Chemical Disclosure:Now you see it...now you don't.

"If a decision-making process is flawed and dysfunctional, decisions will go awry"


"Treatment of injured children from school bus-tanker collision delayed 2 hours due to industry secrecy."


Friends,

Although the above photo from an early morning accident between a truck and a school bus did not involve fracking chemicals, Tuesday's decision by the Mining and Energy Commission on chemical disclosure elevates the likelihood of these kinds of headlines. 

Make no mistake about it- this is not a "disclosure" rule. Its not full disclosure when industry will still be allowed to hide behind the trade secret curtain. Tuesday's Mining and Energy Commission meeting was a now you see it-now you don't -ordeal with one clear objective-to move this rule. Most of the Commissioners had not seen the latest draft until Monday- some may not have even had a chance to review it before the meeting. There was new language, some of which was tabled when it became obvious that the train might be delayed getting to it's 3:15 destination, some of the good provisions added in December were removed, and some of the most troubling provisions were retained.

The rule as passed allows the industry to require that a medical provider agree to sign a gag order (the content of which has yet to be made public or discussed) before being allowed to receive information needed to treat their patients exposed to unknown chemicals. In contrast to current Department of Environment and Natural Resources policy, it allows the industry to be the holder of the records, with a two-hour window of time to get information to an emergency responder trying to take care of our families and our property in an emergency. They have to agree to sign a confidentiality agreement, too. This creates delay and unnecessary layers of bureaucracy.


"Fracking Industry Gets Government to Gag Doctors"
"Ohio Senate Wants to Gag Doctors to Protect Fracking Industry’s Bottom Line"




Standing to challenge a trade secret claim is limited, and it isn't clear from the current draft that an injured first responder or physician denied needed information would be able to bring a challenge.

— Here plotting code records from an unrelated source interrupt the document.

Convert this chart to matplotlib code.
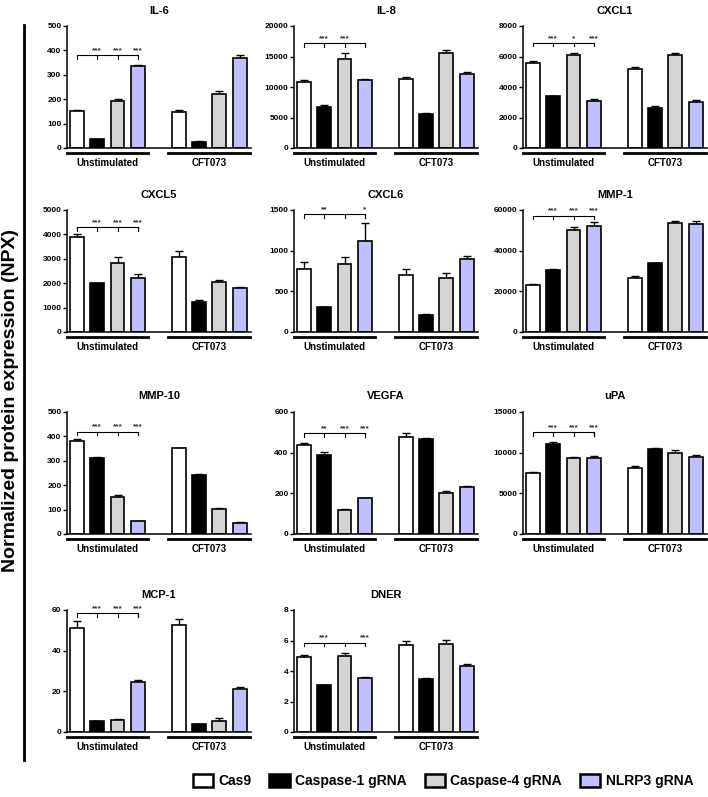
import matplotlib
matplotlib.use("Agg")
import matplotlib.pyplot as plt
from matplotlib.patches import Patch
import numpy as np

plt.rcParams['font.family'] = ['Liberation Sans', 'DejaVu Sans']
plt.rcParams['font.weight'] = 'bold'

# groups of bars: 4 conditions x 2 stimulations
conditions = ['Cas9', 'Caspase-1 gRNA', 'Caspase-4 gRNA', 'NLRP3 gRNA']
colors = ['white', 'black', '#d4d4d4', '#c0c0ff']
groups = ['Unstimulated', 'CFT073']

names = ['IL-6', 'IL-8', 'CXCL1', 'CXCL5', 'CXCL6', 'MMP-1',
         'MMP-10', 'VEGFA', 'uPA', 'MCP-1', 'DNER']
ymax = [500, 20000, 8000, 5000, 1500, 60000, 500, 600, 15000, 60, 8]
ystep = [100, 5000, 2000, 1000, 500, 20000, 100, 200, 5000, 20, 2]

# first 4 = Unstimulated, last 4 = CFT073
il6 = [150, 35, 192, 337, 146, 25, 222, 370]
il6_err = [5, 3, 10, 4, 8, 3, 12, 10]
il8 = [10900, 6650, 14650, 11150, 11250, 5600, 15600, 12100]
il8_err = [200, 350, 900, 200, 350, 150, 400, 300]
cxcl1 = [5600, 3380, 6080, 3080, 5200, 2620, 6080, 3030]
cxcl1_err = [80, 60, 120, 150, 120, 130, 120, 130]
cxcl5 = [3910, 2000, 2830, 2230, 3080, 1240, 2050, 1810]
cxcl5_err = [90, 0, 250, 150, 220, 80, 90, 30]
cxcl6 = [775, 305, 830, 1120, 705, 215, 660, 900]
cxcl6_err = [80, 6, 95, 225, 65, 6, 65, 30]
mmp1 = [22900, 30600, 50400, 52300, 26500, 33700, 53800, 53000]
mmp1_err = [900, 400, 1100, 1900, 1000, 400, 1000, 1700]
mmp10 = [382, 310, 150, 53, 351, 242, 103, 46]
mmp10_err = [7, 4, 8, 2, 3, 3, 2, 2]
vegfa = [440, 390, 120, 175, 477, 467, 200, 230]
vegfa_err = [6, 12, 5, 1, 20, 3, 10, 8]
upa = [7500, 11050, 9300, 9330, 8150, 10450, 9950, 9430]
upa_err = [150, 250, 150, 250, 150, 130, 350, 300]
mcp1 = [51.2, 5.2, 6.0, 24.5, 52.4, 3.7, 5.4, 21.3]
mcp1_err = [3.3, 0.3, 0.5, 1.2, 3.0, 0.3, 1.3, 0.6]
dner = [4.93, 3.08, 4.98, 3.57, 5.72, 3.46, 5.8, 4.3]
dner_err = [0.12, 0.03, 0.18, 0.03, 0.28, 0.05, 0.23, 0.15]

values = [il6, il8, cxcl1, cxcl5, cxcl6, mmp1, mmp10, vegfa, upa, mcp1, dner]
errors = [il6_err, il8_err, cxcl1_err, cxcl5_err, cxcl6_err, mmp1_err,
          mmp10_err, vegfa_err, upa_err, mcp1_err, dner_err]

# significance bracket height and stars over bars 2..4 of the unstimulated group
bracket_y = [380, 17200, 6900, 4290, 1447, 57200, 420, 497, 12530, 58.4, 5.86]
stars = [['***', '***', '***'], ['***', '***', ''], ['***', '*', '***'],
         ['***', '***', '***'], ['**', '', '*'], ['***', '***', '***'],
         ['***', '***', '***'], ['**', '***', '***'], ['***', '***', '***'],
         ['***', '***', '***'], ['***', '', '***']]

W, H = 708, 797
fig = plt.figure(figsize=(W / 100, H / 100), dpi=100)

row_top = [26, 210, 412, 610]
col_left = [67, 294, 523]
ax_w, ax_h = 184, 122

xpos = np.array([0, 1, 2, 3, 5, 6, 7, 8])

for i, name in enumerate(names):
    r, c = divmod(i, 3)
    ax = fig.add_axes([col_left[c] / W, 1 - (row_top[r] + ax_h) / H, ax_w / W, ax_h / H])
    vals = np.array(values[i])
    errs = np.array(errors[i])
    ax.bar(xpos, vals, width=0.68, color=colors * 2, edgecolor='black',
           linewidth=1.2, zorder=2)
    ax.errorbar(xpos, vals, yerr=[np.zeros(8), errs], fmt='none', ecolor='black',
                elinewidth=1, capsize=2.7, capthick=1, zorder=1)
    ax.set_xlim(-0.48, 8.55)
    ax.set_ylim(0, ymax[i])
    ax.set_yticks(np.arange(0, ymax[i] + ystep[i] / 2, ystep[i]))
    ax.set_xticks([])
    ax.tick_params(axis='y', labelsize=6, length=3, width=1, pad=1)
    for lab in ax.get_yticklabels():
        lab.set_fontweight('bold')
    ax.spines['top'].set_visible(False)
    ax.spines['right'].set_visible(False)
    ax.spines['left'].set_linewidth(1.1)
    ax.spines['bottom'].set_linewidth(1.1)
    ax.set_title(name, fontsize=8, fontweight='bold', pad=9)

    # group underlines and labels
    tr = ax.get_xaxis_transform()
    for g, start in enumerate([0, 5]):
        ax.plot([start - 0.5, start + 3.5], [-0.04, -0.04], color='black', lw=2,
                transform=tr, clip_on=False)
        ax.text(start + 1.5, -0.08, groups[g], transform=tr, ha='center', va='top',
                fontsize=7, fontweight='bold')

    # significance bracket
    y = bracket_y[i]
    d = ymax[i] * 0.03
    ax.plot([0, 0, 3, 3], [y - d, y, y, y - d], color='black', lw=0.8)
    for k, s in enumerate(stars[i]):
        ax.plot([k + 1, k + 1], [y, y - d], color='black', lw=0.8)
        if s:
            ax.text(k + 1, y + ymax[i] * 0.008, s, ha='center', va='bottom',
                    fontsize=6, color='#333333')

# shared y label with vertical rule
fig.text(11 / W, 1 - 400 / H, 'Normalized protein expression (NPX)', rotation=90,
         ha='center', va='center', fontsize=14, fontweight='bold')
fig.add_artist(plt.Line2D([24 / W, 24 / W], [1 - 25 / H, 1 - 760 / H],
                          color='black', lw=2))

handles = [Patch(facecolor=col, edgecolor='black', linewidth=1.8) for col in colors]
fig.legend(handles, conditions, loc='center', ncol=4,
           bbox_to_anchor=(443 / W, 1 - 781 / H), frameon=False,
           prop={'size': 10, 'weight': 'bold'}, handlelength=1.45, handleheight=1.1,
           columnspacing=1.3, handletextpad=0.4)

fig.savefig('out.png', dpi=100)
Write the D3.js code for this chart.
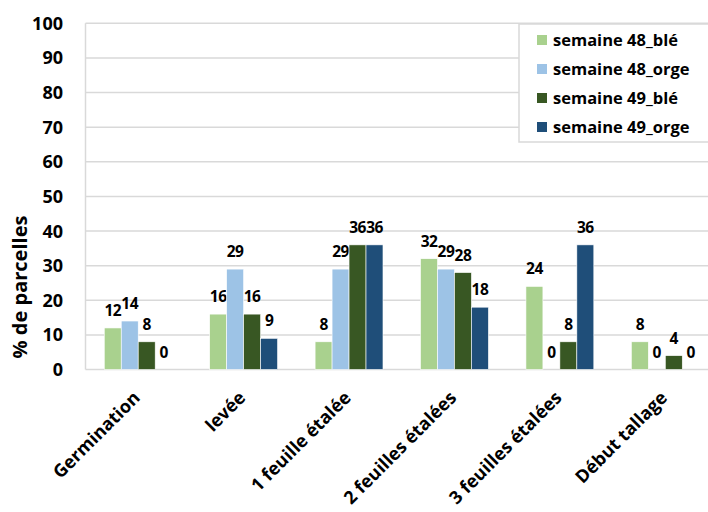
<!DOCTYPE html>
<html>
<head>
<meta charset="utf-8">
<script src="https://cdn.jsdelivr.net/npm/d3@7"></script>
<style>
  body { margin: 0; background: #fff; }
  svg { display: block; font-family: "Open Sans", Lato, sans-serif; font-weight: 700; }
</style>
</head>
<body>
<div id="root"></div>
<script>
const categories = ['Germination', 'levée', '1 feuille étalée', '2 feuilles étalées', '3 feuilles étalées', 'Début tallage']
const series = ['semaine 48_blé', 'semaine 48_orge', 'semaine 49_blé', 'semaine 49_orge']
const s48ble = [12, 16, 8, 32, 24, 8]
const s48orge = [14, 29, 29, 29, 0, 0]
const s49ble = [8, 16, 36, 28, 8, 4]
const s49orge = [0, 9, 36, 18, 36, 0]
const yTicks = [0, 10, 20, 30, 40, 50, 60, 70, 80, 90, 100]
const colors = ['#a9d18e', '#9dc3e6', '#385723', '#1f4e79']

const values = [s48ble, s48orge, s49ble, s49orge]
const W = 708, H = 512

let svg = d3.select('#root').append('svg')
  .attr('width', W).attr('height', H)

// plot area runs a bit past the right edge (cropped like the original)
let x0 = d3.scaleBand().domain(categories).range([85.5, 718])
let x1 = d3.scaleBand().domain(series)
  .range([x0.bandwidth() * 0.178, x0.bandwidth() * 0.822])
let y = d3.scaleLinear().domain([0, 100]).range([369.5, 23.3])

// grid
svg.append('g').selectAll('line')
  .data(yTicks).enter()
  .append('line')
  .attr('x1', 85.5).attr('x2', W)
  .attr('y1', d => y(d)).attr('y2', d => y(d))
  .attr('stroke', '#d9d9d9').attr('stroke-width', 1.5)

svg.append('line')
  .attr('x1', 85.5).attr('x2', 85.5)
  .attr('y1', y(100)).attr('y2', y(0))
  .attr('stroke', '#d9d9d9').attr('stroke-width', 1.5)

// y tick labels
svg.append('g').selectAll('text')
  .data(yTicks).enter()
  .append('text')
  .attr('x', 63).attr('y', d => y(d))
  .attr('dy', '0.36em')
  .attr('text-anchor', 'end')
  .attr('font-size', 18)
  .attr('fill', '#000')
  .text(d => d)

// y title
svg.append('text')
  .attr('transform', 'translate(27,287) rotate(-90)')
  .attr('text-anchor', 'middle')
  .attr('font-size', 20)
  .text('% de parcelles')

// bars
let groups = svg.append('g').selectAll('g')
  .data(categories).enter()
  .append('g')
  .attr('transform', d => `translate(${x0(d)},0)`)

let cells = groups.selectAll('g')
  .data((c, i) => series.map((s, j) => ({ s, j, v: values[j][i] })))
  .enter().append('g')

cells.append('rect')
  .attr('x', d => x1(d.s))
  .attr('y', d => y(d.v))
  .attr('width', x1.bandwidth())
  .attr('height', d => y(0) - y(d.v))
  .attr('fill', d => colors[d.j])
  .attr('stroke', '#fff').attr('stroke-width', 0.6)

cells.append('text')
  .attr('x', d => x1(d.s) + x1.bandwidth() / 2)
  .attr('y', d => y(d.v) - 12)
  .attr('text-anchor', 'middle')
  .attr('font-size', 15.5)
  .attr('letter-spacing', -0.5)
  .text(d => d.v)

// x labels
svg.append('g').selectAll('text')
  .data(categories).enter()
  .append('text')
  .attr('transform', d => `translate(${x0(d) + x0.bandwidth() / 2 + 3},399) rotate(-45)`)
  .attr('text-anchor', 'end')
  .attr('font-size', 18)
  .text(d => d)

// legend
let lg = svg.append('g').attr('transform', 'translate(519,24)')
lg.append('rect')
  .attr('width', 190).attr('height', 118)
  .attr('fill', '#fff').attr('stroke', '#d9d9d9').attr('stroke-width', 1.5)
let items = lg.selectAll('g.item')
  .data(series).enter()
  .append('g').attr('class', 'item')
  .attr('transform', (d, i) => `translate(18,${16 + i * 29})`)
items.append('rect')
  .attr('x', 0).attr('y', -5)
  .attr('width', 10).attr('height', 10)
  .attr('fill', (d, i) => colors[i])
items.append('text')
  .attr('x', 16).attr('dy', '0.36em')
  .attr('font-size', 16.5)
  .text(d => d)
</script>
</body>
</html>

Current thinking by the Mining and Energy Commission is that challenges to a trade secret claim should be heard in the North Carolina Business Court. It costs 1000.00 to get into that venue, and is a complex and convoluted process that would almost certainly require the services of an attorney.

The unique property rights issues around fracking (forced pooling and severed estates) are also important here. In forced pooling, you can be forced to participate in a drilling unit, and to allow the retrieval of gas from under your property. But you have no right to know what is being pumped into the ground below your feet. If you live on a split estate, you are even more vulnerable, because someone else owns the mineral rights and the mineral rights trump the surface rights. There are currently no protections for landowners in place.

There are more problems with this rule. Regardless of how you feel about the issue, ask yourself, do you want to be the one waiting for treatment while first responders are wading through the bureaucracy trying to determine if its even safe to send their people in? Do you want your child to be waiting in the emergency room while their physician is trying to figure out how to treat them? The people of North Carolina deserve better.